Los Angeles Times art critic Christopher Knight said Wednesday that LACMA’s Bernini bust is “a terrific acquistion” that shows the artist, who lived from 1598 to 1680, in full command of his powers while in his 70s.

“Portrait busts can get pretty dreary, but Bernini managed nothing less than a brilliant renewal of a genre that had been dormant ever since ancient Rome,” Knight said, adding that LACMA’s piece exemplifies the dynamism and vitality that Bernini could bring to stone renderings of heads and shoulders.

In this case, Knight said, “the torso turns to the left, the head swivels to the right, his cloak pulls in the opposite direction and the lips are just barely beginning to part, as if [the subject] is about to speak to someone....This is a dynamic guy walking by in conversation, not some stiff sitting for an office portrait.”

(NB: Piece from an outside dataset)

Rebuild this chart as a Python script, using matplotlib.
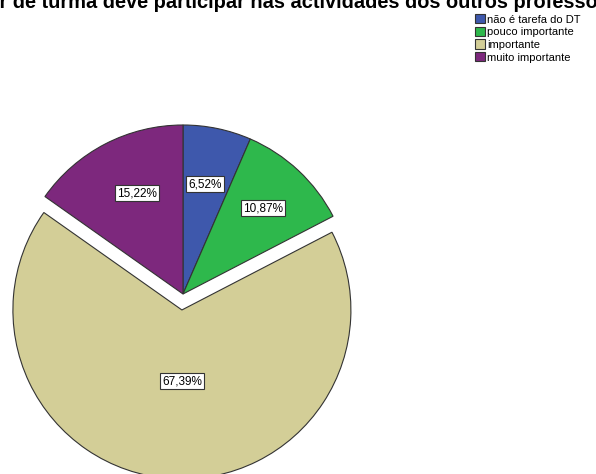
import matplotlib
matplotlib.use("Agg")
import matplotlib.pyplot as plt
from matplotlib.patches import Patch

plt.rcParams['font.family'] = ['Liberation Sans', 'DejaVu Sans']

categorias = ['não é tarefa do DT', 'pouco importante', 'importante', 'muito importante']
contagens = [3, 5, 31, 7]
cores = ['#3e58ac', '#2eb84c', '#d3ce97', '#7d287d']
afastamento = [0, 0, 16, 0]
titulo = 'O director de turma deve participar nas actividades dos outros professores'

fig = plt.figure(figsize=(5.96, 4.74), dpi=100)
ax = fig.add_axes([0, 0, 1, 1])

total = sum(contagens)
wedges, textos = ax.pie(contagens, colors=cores, startangle=90, counterclock=False,
                        explode=afastamento, center=(183, 180), radius=169,
                        wedgeprops=dict(edgecolor='#333333', linewidth=0.8),
                        frame=True)
ax.set_xlim(0, 596)
ax.set_ylim(0, 474)
ax.set_aspect('equal')
ax.axis('off')

# rótulos de percentagem em caixas brancas
pos_rotulos = [(205, 290), (263, 266), (182, 93), (137, 281)]
for (x, y), c in zip(pos_rotulos, contagens):
    pct = f'{100 * c / total:.2f}%'.replace('.', ',')
    ax.text(x, y, pct, ha='center', va='center', fontsize=8.5,
            bbox=dict(boxstyle='square,pad=0.2', fc='white', ec='#333333', lw=0.8))

# título largo, cortado pelas margens da figura
estilo = dict(fontsize=14.4, fontweight='bold')
r = fig.canvas.get_renderer()
pre = ax.text(0, 0, 'O directo', **estilo)
w_pre = pre.get_window_extent(r).width
pre.remove()
ax.text(-w_pre - 1, 474 - 8, titulo, ha='left', va='baseline',
        clip_on=False, **estilo)

handles = [Patch(facecolor=c, edgecolor='#333333', linewidth=0.8) for c in cores]
fig.legend(handles, categorias, loc='upper left', bbox_to_anchor=(0.787, 0.982),
           frameon=False, fontsize=8, handlelength=0.9, handleheight=0.9,
           handletextpad=0.25, labelspacing=0.2, borderpad=0)

fig.savefig('out.png', dpi=100)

Bernini is especially celebrated for life-size works that will never leave Rome – including sculptures of David with his slingshot and Daphne from Greek mythology being transformed into a tree in order to save her from being raped by a lustful Apollo. Both are at the Galleria Borghese. Another Bernini landmark, “Ecstasy of St. Teresa,” is mounted above an altar at the church of Santa Maria della Vittoria.

For the Record, March 19, 9:47 a.m.: an earlier version of this post incorrectly said that LACMA had bought its Bernini sculpture from the Benappi gallery in Italy.